The former shadow pensions minister said: "State pension spending is going to rise. It is already taking up 42 per cent of the spend on benefits in the UK and by 2065 will be a significant percentage of the national GDP."

He said if the cost to the Treasury keeps rising, and longevity increases, the government will have no option but to manage costs by bringing state pension age increases into play earlier than expected.

Currently, by 2020 the SPA for men and women is 66 and 68 by 2046.

He also warned of the old age dependency ratio, which 30 years ago was roughly 300 for every 1000 of the working population. This is set to rise to 500, although higher SPAs could compensate.

Moreover, Mr McClymont added, rising life expectancy, lower fertility rates since the 1960s, a potential curb post-Brexit on economic migration and more older workers staying in employment are all putting pressure on the Treasury.

With an estimated £33bn cost of pensions tax relief to the Treasury, he warned that the government may well return to the thorny issue of pemsions tax relief.

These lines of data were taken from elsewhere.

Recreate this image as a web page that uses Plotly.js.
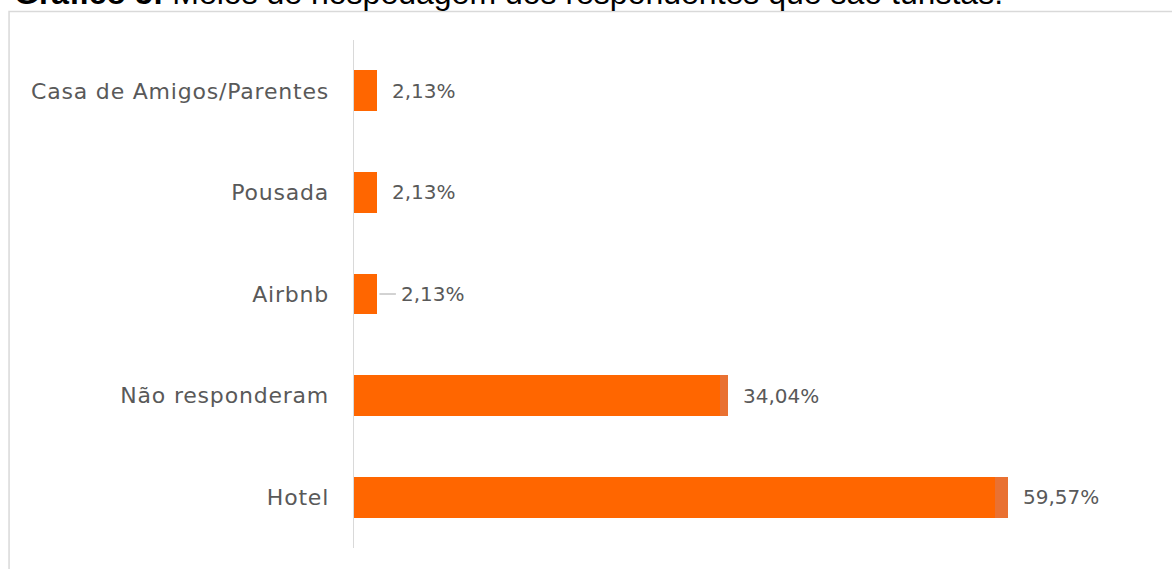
<!DOCTYPE html>
<html>
<head>
<meta charset="utf-8">
<script src="https://cdn.plot.ly/plotly-3.0.1.min.js"></script>
<style>
html,body{margin:0;padding:0;background:#fff;}
#chart{width:1172px;height:569px;}
#chart .ytick text{letter-spacing:0.8px;}
</style>
</head>
<body>
<div id="chart"></div>
<script>
// Categories, bottom to top
const categories = ['Hotel', 'Não responderam', 'Airbnb', 'Pousada', 'Casa de Amigos/Parentes'];
// Main (dark orange) segment of each bar, in %
const mainSegment = [58.33, 33.30, 2.13, 2.13, 2.13];
// Small lighter segment at the end of some bars, in %
const extraSegment = [1.24, 0.74, 0, 0, 0];
// Data labels shown at the end of each bar
const barLabels = ['59,57%', '34,04%', '2,13%', '2,13%', '2,13%'];
// Which labels use a leader line
const leaderLine = [false, false, true, false, false];

const titleText = '<b>Gráfico 5:</b> Meios de hospedagem dos respondentes que são turistas.';

const labelFont = {family: 'DejaVu Sans', size: 20, color: '#595959'};
const tickFont = {family: 'DejaVu Sans', size: 22, color: '#595959'};

const traces = [
  {type: 'bar', orientation: 'h', y: categories, x: mainSegment,
   marker: {color: '#FF6600'}, hoverinfo: 'skip'},
  {type: 'bar', orientation: 'h', y: categories, x: extraSegment,
   marker: {color: '#E97132'}, hoverinfo: 'skip'}
];

const annotations = categories.map((c, i) => {
  const total = mainSegment[i] + extraSegment[i];
  if (leaderLine[i]) {
    return {x: total, y: c, xref: 'x', yref: 'y', text: barLabels[i],
      showarrow: true, arrowhead: 0, arrowwidth: 1, arrowcolor: '#a6a6a6',
      ax: 56, ay: 0, standoff: 2, borderpad: 5, font: labelFont};
  }
  return {x: total, y: c, xref: 'x', yref: 'y', text: barLabels[i],
    showarrow: false, xanchor: 'left', xshift: 13, font: labelFont};
});

annotations.push({
  text: titleText, xref: 'paper', yref: 'paper', x: -0.421, y: 1.054,
  xanchor: 'left', yanchor: 'bottom', showarrow: false,
  font: {family: 'Liberation Sans', size: 32, color: '#000'}
});

const layout = {
  width: 1172, height: 569,
  margin: {l: 354, r: 5, t: 40, b: 21},
  barmode: 'stack', bargap: 0.6,
  showlegend: false,
  paper_bgcolor: '#fff', plot_bgcolor: '#fff',
  xaxis: {range: [0, 74], visible: false, fixedrange: true},
  yaxis: {type: 'category', range: [-0.5, 4.5], showline: true, linecolor: '#d9d9d9', linewidth: 1.5,
    showgrid: false, zeroline: false, ticks: '', ticklabelstandoff: 19,
    tickfont: tickFont, fixedrange: true},
  annotations: annotations,
  shapes: [{type: 'rect', xref: 'paper', yref: 'paper', x0: -0.4243, x1: 1.05, y0: -0.2, y1: 1.056,
    line: {color: '#d9d9d9', width: 1.5}, fillcolor: 'rgba(0,0,0,0)', layer: 'below'}]
};

Plotly.newPlot('chart', traces, layout, {displayModeBar: false, staticPlot: true});
</script>
</body>
</html>
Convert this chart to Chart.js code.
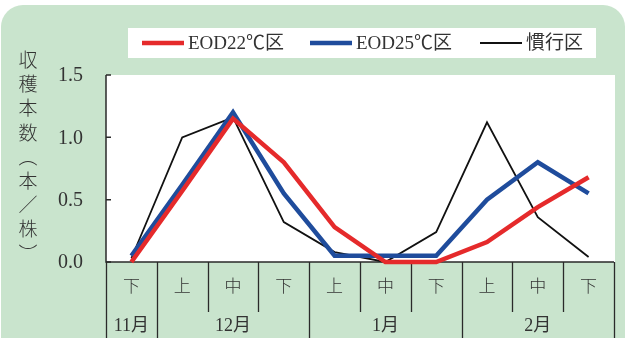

"More than that" he warned, "the debate on the disparity of inter-generational economics is coming to the fore. Some figures are calling for a 33 per cent flat rate but this is not going to save the government money, especially with more lower-paid people joining workplace pensions as a result of auto-enrolment.

"In fact, the government would lose money with a 33 per cent flat rate. I think what is more likely if the government does go down this route, we will see a lower flat rate of pension tax, perhaps between 20 per cent and 25 per cent."

Yet while the government may take from the tax incentives, the younger generation may see increasing financial hardship. He showed figures from ONS that revealed while average net UK wealth is nearly £3 trillion, the 65 to 74 year olds have the lion's share, thanks to generous defined benefit schemes and accumulated property wealth.

He added: "To the older go the spoils".